Posted on 01 Nov 2023
Environmental crimes – so-called illicit threats to nature – have a devastating impact on the natural environment and livelihoods. Wide-ranging, they include numerous cross-cutting issues such as the illegal wildlife trade; logging and trafficking in rare timber species; the illegal trade in extractive mineral resources; illegal, unreported and unregulated fishing; and the illicit management of and trade in waste products and prohibited or regulated chemicals.
Environmental crimes occur globally, often driven by transnational organized criminal networks with many composite parts carrying out operations. Networks can be highly organized and violent, and often rely on corruption and bribery to function. Additionally, the internet and smart devices have transformed how environmental commodities are retailed.

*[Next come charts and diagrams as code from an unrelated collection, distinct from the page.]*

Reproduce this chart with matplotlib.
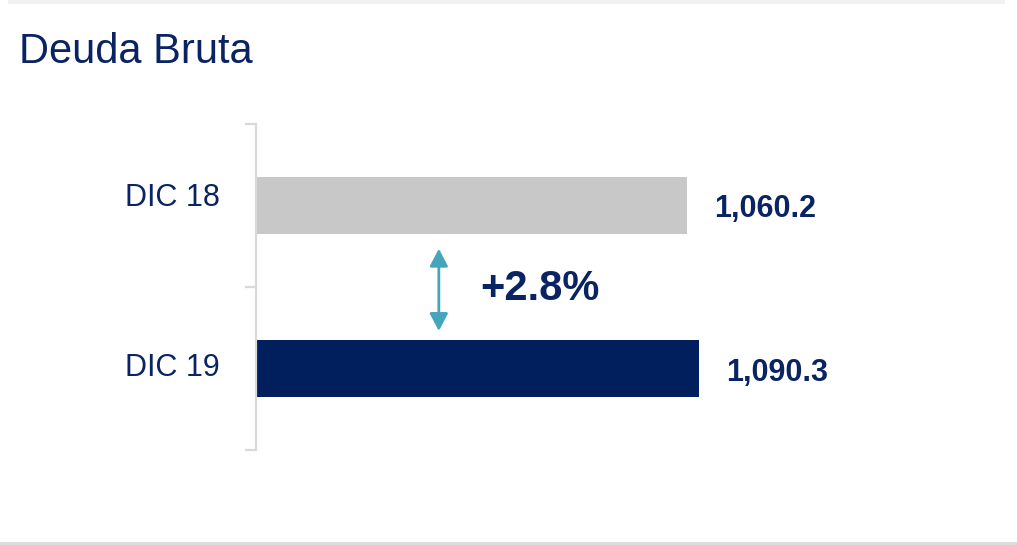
import matplotlib.pyplot as plt
from matplotlib.patches import Rectangle

# data
categories = ["DIC 18", "DIC 19"]
values = [1060.2, 1090.3]
value_labels = ["1,060.2", "1,090.3"]
change_label = "+2.8%"
title = "Deuda Bruta"

NAVY = "#0a2463"
BAR_COLORS = ["#c8c8c8", "#001f5c"]
ARROW_COLOR = "#45a5bd"
AXIS_GRAY = "#d9d9d9"

plt.rcParams["font.family"] = ["Liberation Sans", "DejaVu Sans"]

W, H = 1017, 545
fig = plt.figure(figsize=(W / 100, H / 100), dpi=100)
fig.patch.set_facecolor("white")

# page decorations: light band on top, thin rule at bottom
fig.patches.append(Rectangle((8 / W, 1 - 4 / H), 997 / W, 4 / H, transform=fig.transFigure,
                             facecolor="#eff1f2", edgecolor="none"))
fig.patches.append(Rectangle((0, 0), 1, 3 / H, transform=fig.transFigure,
                             facecolor="#dcdcdc", edgecolor="none"))

fig.text(19 / W, 1 - 63 / H, title, fontsize=30, color=NAVY, ha="left", va="baseline")

# axes: left spine at x=256px, from y=124px to y=450px
left, right = 256 / W, 1000 / W
bottom, top = 1 - 450 / H, 1 - 124 / H
ax = fig.add_axes([left, bottom, right - left, top - bottom])

px_per_unit = 443 / 1090.3
ax.set_xlim(0, (1000 - 256) / px_per_unit)
ax.set_ylim(len(categories) - 0.5, -0.5)

y_pos = list(range(len(categories)))
ax.barh(y_pos, values, height=0.35, color=BAR_COLORS, edgecolor="none")

for s in ["top", "right", "bottom"]:
    ax.spines[s].set_visible(False)
ax.spines["left"].set_color(AXIS_GRAY)
ax.spines["left"].set_linewidth(1.6)
ax.set_xticks([])
ax.set_yticks([-0.5, 0.5, 1.5])
ax.set_yticklabels([])
ax.tick_params(axis="y", length=8, width=1.6, color=AXIS_GRAY)
ax.set_facecolor("none")

# category labels (baseline offsets from bar centre, in pixels)
label_shift = [-1, -7]
for y, cat, dy in zip(y_pos, categories, label_shift):
    ax.annotate(cat, xy=(0, y), xytext=(-36, dy), textcoords="offset pixels",
                ha="right", va="baseline", fontsize=22, color=NAVY)

# value labels
for y, v, lab in zip(y_pos, values, value_labels):
    ax.annotate(lab, xy=(v, y), xytext=(27, -12), textcoords="offset pixels",
                ha="left", va="baseline", fontsize=22, fontweight="bold", color=NAVY)

# change arrow between bars
arrow_x = 450
ax.annotate("", xy=(arrow_x, 0.265), xytext=(arrow_x, 0.77),
            arrowprops=dict(arrowstyle="<|-|>,head_length=1.05,head_width=0.55",
                            color=ARROW_COLOR, lw=2, shrinkA=0, shrinkB=0))
ax.annotate(change_label, xy=(arrow_x, 0.5), xytext=(41, -13), textcoords="offset pixels",
            ha="left", va="baseline", fontsize=30, fontweight="bold", color=NAVY)

fig.savefig("out.png", dpi=100, facecolor="white")
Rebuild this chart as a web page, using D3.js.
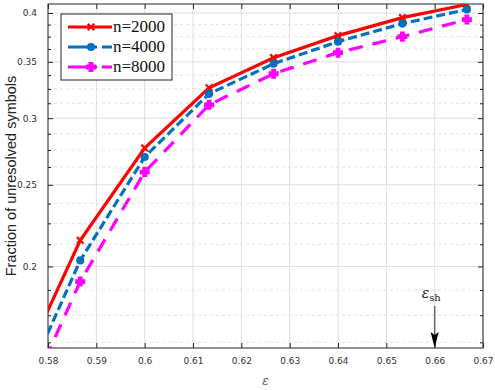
<!DOCTYPE html>
<html>
<head>
<meta charset="utf-8">
<script src="https://cdn.jsdelivr.net/npm/d3@7"></script>
<style>
  body { margin: 0; background: #fff; }
  .tick text { font-family: "DejaVu Sans", sans-serif; font-size: 9px; fill: #333; }
  .legtext { font-family: "Liberation Serif", "DejaVu Serif", serif; font-size: 17px; }
</style>
</head>
<body>
<script>
// chart data
var epsValues = [0.57333, 0.58667, 0.6, 0.61333, 0.62667, 0.64, 0.65333, 0.66667];
var n2000 = [0.1465, 0.2148, 0.2765, 0.3260, 0.3540, 0.3760, 0.3950, 0.4094];
var n4000 = [0.1370, 0.2033, 0.2698, 0.3207, 0.3482, 0.3699, 0.3886, 0.4039];
var n8000 = [0.1297, 0.1919, 0.2589, 0.3112, 0.3388, 0.3589, 0.3750, 0.3929];
var seriesNames = ["n=2000", "n=4000", "n=8000"];
var xTicks = [0.58, 0.59, 0.6, 0.61, 0.62, 0.63, 0.64, 0.65, 0.66, 0.67];
var yTicks = [0.2, 0.25, 0.3, 0.35, 0.4];
var yMinor = [0.1625, 0.175, 0.1875, 0.2125, 0.225, 0.2375, 0.2625, 0.275, 0.2875,
              0.3125, 0.325, 0.3375, 0.3625, 0.375, 0.3875];
var shockEps = 0.66;

var svgWidth = 495;
var svgHeight = 390;
var margin = { top: 4, right: 12, bottom: 42, left: 48 };
var width = svgWidth - margin.left - margin.right;
var height = svgHeight - margin.top - margin.bottom;

var svg = d3.select("body").append("svg")
  .attr("width", svgWidth)
  .attr("height", svgHeight);

var chartGroup = svg.append("g")
  .attr("transform", `translate(${margin.left}, ${margin.top})`);

var x = d3.scaleLinear().domain([0.58, 0.67]).range([0, width]);
var y = d3.scaleLog().domain([0.16, 0.41]).range([height, 0]);

// grid
chartGroup.selectAll(".vgrid").data(xTicks).enter().append("line")
  .attr("x1", d => x(d)).attr("x2", d => x(d))
  .attr("y1", 0).attr("y2", height)
  .attr("stroke", "#dedede").attr("stroke-width", 1);
chartGroup.selectAll(".mgrid").data(yMinor).enter().append("line")
  .attr("x1", 0).attr("x2", width)
  .attr("y1", d => y(d)).attr("y2", d => y(d))
  .attr("stroke", "#e2e2e2").attr("stroke-width", 1).attr("stroke-dasharray", "3,3");
chartGroup.selectAll(".hgrid").data(yTicks).enter().append("line")
  .attr("x1", 0).attr("x2", width)
  .attr("y1", d => y(d)).attr("y2", d => y(d))
  .attr("stroke", "#dedede").attr("stroke-width", 1);

// axes
var fmt = d3.format("");
chartGroup.append("g")
  .attr("transform", `translate(0, ${height})`)
  .call(d3.axisBottom(x).tickValues(xTicks).tickSizeInner(-5).tickSizeOuter(0).tickPadding(10).tickFormat(fmt))
  .call(g => g.select(".domain").remove());
chartGroup.append("g")
  .call(d3.axisTop(x).tickValues(xTicks).tickSizeInner(-5).tickSizeOuter(0).tickFormat(""))
  .call(g => g.select(".domain").remove());
chartGroup.append("g")
  .call(d3.axisLeft(y).tickValues(yTicks).tickSizeInner(-5).tickSizeOuter(0).tickPadding(11).tickFormat(fmt))
  .call(g => g.select(".domain").remove());
chartGroup.append("g")
  .call(d3.axisLeft(y).tickValues(yMinor).tickSizeInner(-3).tickSizeOuter(0).tickFormat(""))
  .call(g => g.select(".domain").remove());
chartGroup.append("g")
  .attr("transform", `translate(${width}, 0)`)
  .call(d3.axisRight(y).tickValues(yTicks).tickSizeInner(-5).tickSizeOuter(0).tickFormat(""))
  .call(g => g.select(".domain").remove());
chartGroup.append("g")
  .attr("transform", `translate(${width}, 0)`)
  .call(d3.axisRight(y).tickValues(yMinor).tickSizeInner(-3).tickSizeOuter(0).tickFormat(""))
  .call(g => g.select(".domain").remove());
chartGroup.selectAll(".tick line").attr("stroke", "#262626");

chartGroup.append("rect")
  .attr("width", width).attr("height", height)
  .attr("fill", "none").attr("stroke", "#262626").attr("stroke-width", 1);

// clip
svg.append("defs").append("clipPath").attr("id", "clip")
  .append("rect").attr("width", width).attr("height", height);

var styles = [
  { color: "#ff0000", dash: null, symbol: d3.symbolX, size: 30, data: n2000 },
  { color: "#0072bd", dash: "9,4", symbol: d3.symbolCircle, size: 28, data: n4000 },
  { color: "#ff00ff", dash: "14,10", symbol: d3.symbolCross, size: 34, data: n8000 }
];

var line = d3.line().x(d => x(d[0])).y(d => y(d[1]));
var plot = chartGroup.append("g").attr("clip-path", "url(#clip)");

styles.forEach(function(s) {
  var pts = epsValues.map((e, i) => [e, s.data[i]]);
  plot.append("path")
    .datum(pts)
    .attr("d", line)
    .attr("fill", "none")
    .attr("stroke", s.color)
    .attr("stroke-width", 3.2)
    .attr("stroke-dasharray", s.dash);
  plot.selectAll(null).data(pts).enter().append("path")
    .attr("transform", d => `translate(${x(d[0])}, ${y(d[1])})`)
    .attr("d", d3.symbol().type(s.symbol).size(s.size))
    .attr("fill", s.color)
    .attr("stroke", s.color)
    .attr("stroke-width", 2.2);
});

// legend
var legend = svg.append("g").attr("transform", "translate(61, 14)");
legend.append("rect")
  .attr("width", 111).attr("height", 66)
  .attr("fill", "#fff").attr("stroke", "#262626").attr("stroke-width", 1);
styles.forEach(function(s, i) {
  var ly = 13 + i * 20;
  legend.append("line")
    .attr("x1", 7).attr("x2", 51).attr("y1", ly).attr("y2", ly)
    .attr("stroke", s.color).attr("stroke-width", 3.2)
    .attr("stroke-dasharray", s.dash ? "29,5,10" : null);
  legend.append("path")
    .attr("transform", `translate(30, ${ly})`)
    .attr("d", d3.symbol().type(s.symbol).size(s.size))
    .attr("fill", s.color).attr("stroke", s.color).attr("stroke-width", 2.2);
  legend.append("text")
    .attr("class", "legtext")
    .attr("x", 52).attr("y", ly + 5)
    .attr("fill", "#111")
    .text(seriesNames[i]);
});

// axis titles
svg.append("text")
  .attr("text-anchor", "middle")
  .attr("transform", `translate(16, ${margin.top + height / 2}) rotate(-90)`)
  .attr("font-family", "Liberation Sans, Arial, sans-serif")
  .attr("font-size", "14.5px")
  .attr("fill", "#222")
  .text("Fraction of unresolved symbols");

svg.append("text")
  .attr("text-anchor", "middle")
  .attr("x", margin.left + width / 2).attr("y", 385)
  .attr("font-family", "DejaVu Serif, serif")
  .attr("font-style", "italic")
  .attr("font-size", "12px")
  .attr("fill", "#555")
  .text("ε");

// shock annotation
var ax = margin.left + x(shockEps);
svg.append("line")
  .attr("x1", ax).attr("x2", ax).attr("y1", 306).attr("y2", 336)
  .attr("stroke", "#666").attr("stroke-width", 1.5);
svg.append("path")
  .attr("d", `M${ax - 4},${332} L${ax},${335} L${ax + 4},${332} L${ax},${348} Z`)
  .attr("fill", "#000");
var lab = svg.append("text")
  .attr("x", ax - 13).attr("y", 298)
  .attr("font-family", "DejaVu Serif, serif")
  .attr("font-size", "14px")
  .attr("fill", "#222");
lab.append("tspan").attr("font-style", "italic").text("ε");
lab.append("tspan").attr("dy", 3).attr("font-size", "10px").text("sh");
</script>
</body>
</html>
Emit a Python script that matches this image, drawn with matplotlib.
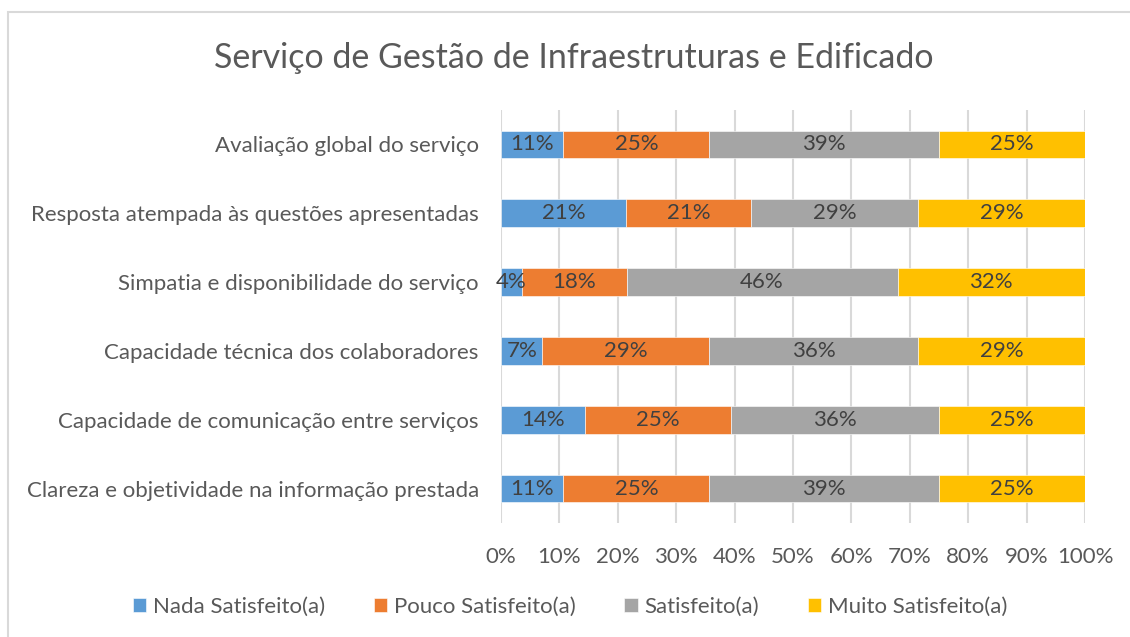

This has enabled traders to market to a much wider audience, over long distances and at little cost.
Previous studies estimate the annual value of environmental crime at between US$110 billion and US$281 billion, making it one of the most lucrative criminal economies in the world, but few of the proceeds of this market benefit the development of communities in near the source markets but are instead transferred abroad and laundered into the global financial system.
Significant efforts are being made to better understand illicit environmental economies and the criminal supply chains perpetuating them, however, less is known about the ‘money side’ of it, namely the movement of associated illicit proceeds.
Hidden in plain sight looks at illicit financial flows (IFFs) related to three specific illicit environmental flows: timber trafficking from Myanmar to China; gemstone trafficking from Mozambique to Thailand; and abalone trafficking from South Africa to Hong Kong Special Administrative Region (SAR). It seeks to quantify the overall scale of IFF flows by analyzing informal flows, trade flows and financial systems – the three main channels by which IFFs are enabled, held and moved.